【レビュー】トランスジェンダーとハリウッド 過去、現在、そして①【ドキュメンタリー】

(2021/02/07 更新)
差別
かつてのハリウッドでは(悲しいことに未だこのように描く映画はありますが)、トランスジェンダーのキャラクターや性的マイノリティを笑いの的のように扱って映像化してきました。銀幕上で彼らはよく暴力を振るわれ、殺されており、時に恐ろしいサイコパス殺人鬼として描く作品も多くありました。

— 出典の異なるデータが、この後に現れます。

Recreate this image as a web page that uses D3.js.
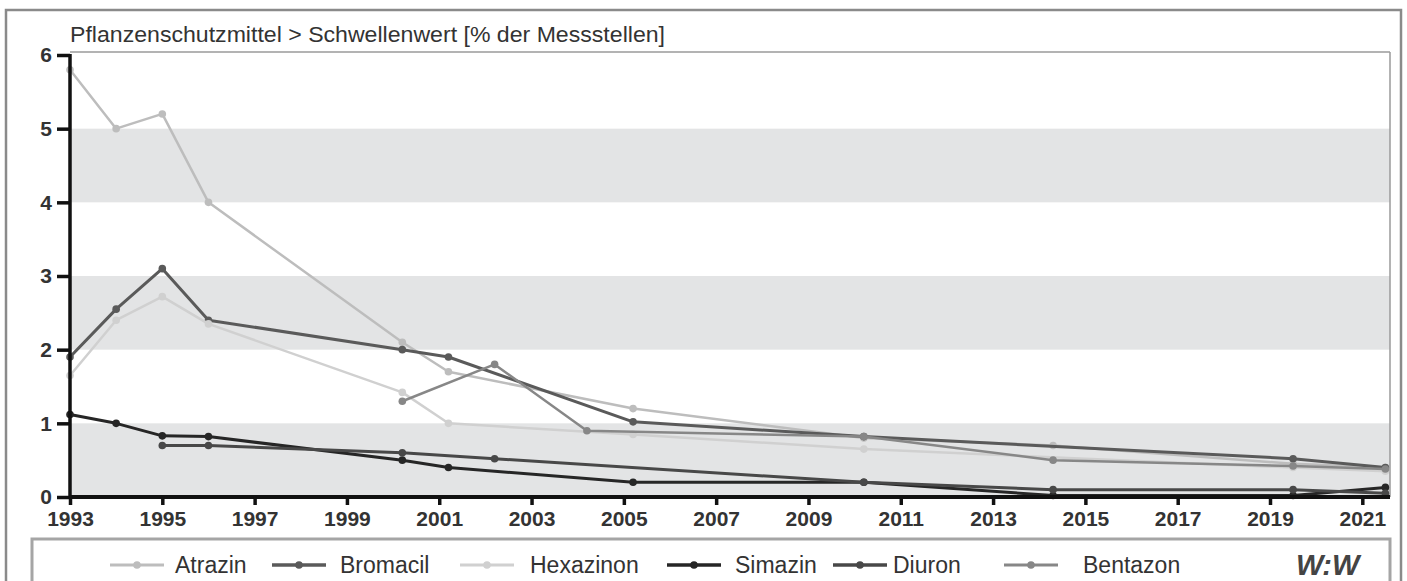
<!DOCTYPE html>
<html>
<head>
<meta charset="utf-8">
<script src="https://cdn.jsdelivr.net/npm/d3@7"></script>
<style>
  body { margin: 0; background: #fff; }
  svg { display: block; }
</style>
</head>
<body>
<script>
var years = [1993, 1994, 1995, 1996, 2000.2, 2001.2, 2002.2, 2004.2, 2005.2, 2010.2, 2014.3, 2019.5, 2021.5];
var atrazin   = [5.8, 5.0, 5.2, 4.0, 2.1, 1.7, null, null, 1.2, 0.8, 0.7, 0.45, 0.4];
var bromacil  = [1.9, 2.55, 3.1, 2.4, 2.0, 1.9, null, null, 1.02, 0.82, null, 0.52, 0.4];
var hexazinon = [1.65, 2.4, 2.72, 2.35, 1.42, 1.0, null, null, 0.85, 0.65, null, 0.4, 0.35];
var simazin   = [1.12, 1.0, 0.83, 0.82, 0.5, 0.4, null, null, 0.2, 0.2, 0.02, 0.02, 0.13];
var diuron    = [null, null, 0.7, 0.7, 0.6, null, 0.52, null, null, 0.2, 0.1, 0.1, 0.05];
var bentazon  = [null, null, null, null, 1.3, null, 1.8, 0.9, null, 0.82, 0.5, 0.42, 0.38];
var seriesNames = ["Atrazin", "Bromacil", "Hexazinon", "Simazin", "Diuron", "Bentazon"];
var seriesValues = [atrazin, bromacil, hexazinon, simazin, diuron, bentazon];
var xTicks = [1993, 1995, 1997, 1999, 2001, 2003, 2005, 2007, 2009, 2011, 2013, 2015, 2017, 2019, 2021];
var yTicks = [0, 1, 2, 3, 4, 5, 6];
var bands = [[0, 1], [2, 3], [4, 5]];

var colors = ["#bdbdbd", "#5a5a5a", "#d0d0d0", "#262626", "#484848", "#878787"];
var widths = [2.5, 3, 2.5, 3, 3, 2.5];

var W = 1407, H = 581;
var svg = d3.select("body").append("svg").attr("width", W).attr("height", H);

// outer frame
svg.append("rect").attr("x", 6).attr("y", 10).attr("width", 1395).attr("height", 600)
  .attr("fill", "#fff").attr("stroke", "#8a8a8a").attr("stroke-width", 2.5);

var x = d3.scaleLinear().domain([1993, 2021.6]).range([70, 1390]);
var y = d3.scaleLinear().domain([0, 6]).range([497, 55]);

// grey bands
svg.selectAll("rect.band").data(bands).enter().append("rect")
  .attr("class", "band")
  .attr("x", x(1993)).attr("width", x(2021.6) - x(1993))
  .attr("y", function(d) { return y(d[1]); })
  .attr("height", function(d) { return y(d[0]) - y(d[1]); })
  .attr("fill", "#e3e4e5");

// top and right frame of plot
svg.append("line").attr("x1", x(1993)).attr("x2", x(2021.6)).attr("y1", 52).attr("y2", 52)
  .attr("stroke", "#9a9a9a").attr("stroke-width", 1.5);
svg.append("line").attr("x1", x(2021.6)).attr("x2", x(2021.6)).attr("y1", 52).attr("y2", y(0))
  .attr("stroke", "#9a9a9a").attr("stroke-width", 1.5);

// title
svg.append("text").attr("x", 70).attr("y", 42)
  .attr("font-family", "Liberation Sans").attr("font-size", 22).attr("fill", "#333")
  .attr("textLength", 595).attr("lengthAdjust", "spacingAndGlyphs")
  .text("Pflanzenschutzmittel > Schwellenwert [% der Messstellen]");

// series
var line = d3.line()
  .defined(function(d) { return d.v != null; })
  .x(function(d) { return x(d.t); })
  .y(function(d) { return y(d.v); });

seriesValues.forEach(function(vals, i) {
  var pts = years.map(function(t, j) { return {t: t, v: vals[j]}; })
    .filter(function(d) { return d.v != null; });
  var g = svg.append("g");
  g.append("path").datum(pts).attr("d", line)
    .attr("fill", "none").attr("stroke", colors[i]).attr("stroke-width", widths[i])
    .attr("stroke-linejoin", "round");
  g.selectAll("circle").data(pts).enter().append("circle")
    .attr("cx", function(d) { return x(d.t); })
    .attr("cy", function(d) { return y(d.v); })
    .attr("r", 3.8).attr("fill", colors[i]);
});

// axes
var yAxis = d3.axisLeft(y).tickValues(yTicks).tickSize(13).tickPadding(5).tickFormat(d3.format("d"));
var gy = svg.append("g").attr("transform", "translate(" + x(1993) + ",0)").call(yAxis);
gy.select(".domain").attr("stroke", "#111").attr("stroke-width", 3.5).attr("d", "M0," + (y(6) - 1) + "V" + y(0));
gy.selectAll(".tick line").attr("stroke", "#111").attr("stroke-width", 3.5);
gy.selectAll(".tick text").attr("font-family", "Liberation Sans").attr("font-size", 21)
  .attr("font-weight", "bold").attr("fill", "#333");

var xAxis = d3.axisBottom(x).tickValues(xTicks).tickSize(8).tickPadding(6).tickFormat(d3.format("d"));
var gx = svg.append("g").attr("transform", "translate(0," + y(0) + ")").call(xAxis);
gx.select(".domain").attr("stroke", "#111").attr("stroke-width", 4).attr("d", "M" + x(1993) + ",0H" + x(2021.6));
gx.selectAll(".tick line").attr("stroke", "#111").attr("stroke-width", 3.5);
gx.selectAll(".tick text").attr("font-family", "Liberation Sans").attr("font-size", 21)
  .attr("font-weight", "bold").attr("fill", "#333");

// legend
svg.append("rect").attr("x", 32).attr("y", 539).attr("width", 1358).attr("height", 60)
  .attr("fill", "#fff").attr("stroke", "#a5a5a5").attr("stroke-width", 3);
var legX = [110, 272, 460, 667, 833, 1004];
var legText = [175, 340, 530, 735, 893, 1083];
var ly = 565;
seriesNames.forEach(function(name, i) {
  svg.append("line").attr("x1", legX[i]).attr("x2", legX[i] + 54).attr("y1", ly).attr("y2", ly)
    .attr("stroke", colors[i]).attr("stroke-width", widths[i] + 0.5);
  svg.append("circle").attr("cx", legX[i] + 27).attr("cy", ly).attr("r", 3.8).attr("fill", colors[i]);
  svg.append("text").attr("x", legText[i]).attr("y", ly + 8)
    .attr("font-family", "Liberation Sans").attr("font-size", 23).attr("fill", "#333")
    .text(name);
});
svg.append("text").attr("x", 1296).attr("y", ly + 10)
  .attr("font-family", "Liberation Sans").attr("font-size", 29).attr("font-weight", "bold")
  .attr("font-style", "italic").attr("fill", "#444").text("W:W");
</script>
</body>
</html>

異性装についても扱いはひどく、米国では昔、違法行為として取り締まられていました。私の個人的な意見ですが、これはキリスト教的考え方が浸透していた影響が大きいのではないかと思います。恥ずかしながら、異性装が米国でかつて違法だったことは私は知らなかったのですが、心底「なぜ?」と感じました。
ハリウッドでは偏見に満ちた完全に間違った性的マイノリティイメージ像を作り上げ、そのイメージは人種差別とも結びついていたとドキュメンタリーでは語られています。特に、トランスジェンダーの黒人女性はタブーであるかのように描かれ続け、ドキュメンタリーで紹介されている、とあるコメディー映画では黒人のコメディアンが女性のドレスを身につけただけで彼の性器が消失すると言うシーンが描かれています。まるで、黒人のトランスジェンダーの女性の存在自体が冗談なのだとでも言いたげに。
このようなシーンは観ていて悲しくなりました。その場面は音楽や演出から考えてユーモアな場面のはずでした。しかし、私の中で何がおかしいのか全く判らず、ただただ当惑しました。本当に、なぜこのシーンが描かれたのか疑問でしかなかったものです。
このような古い時代の映画では、性的マイノリティの方々は笑いのタネであったり、危険な悪役と言った具合でした。あるインタビューの語り手は、ただ男性がドレスを着ているだけで危険で、その人はサイコパスか殺人鬼に決まっていると言う扱いに疑問を抱いていたと告白しています。

私も全く同感で、なぜ異性装をしていたり性的マイノリティであったりすると、そのように描かれなければならないのか。その扱いは間違っているしバカバカしい。勘違いだし、失礼の極みであると感じます。
ただ、知り合いに性的マイノリティの方がいない場合は、このようなメディアから性的マイノリティの方の情報をもらって、それがあたかも真実であるかのように信じるしかなかったという時代です。
メディアは性的マイノリティに対して無知であり、その無知が作り出した虚構を民衆は信じたということですね。
他に情報が無いから、その誤った情報をうのみにして発言するしかなく、それがまた実際の性的マイノリティの方を傷つける、偏見を作ると言う悪循環が生み出されていたのでしょう。
私が思うに、これは教育上の問題でもあり古い時代の映画業界人は正しい性的マイノリティの教育を受ける機会が無かった。そういうことなのだと思います。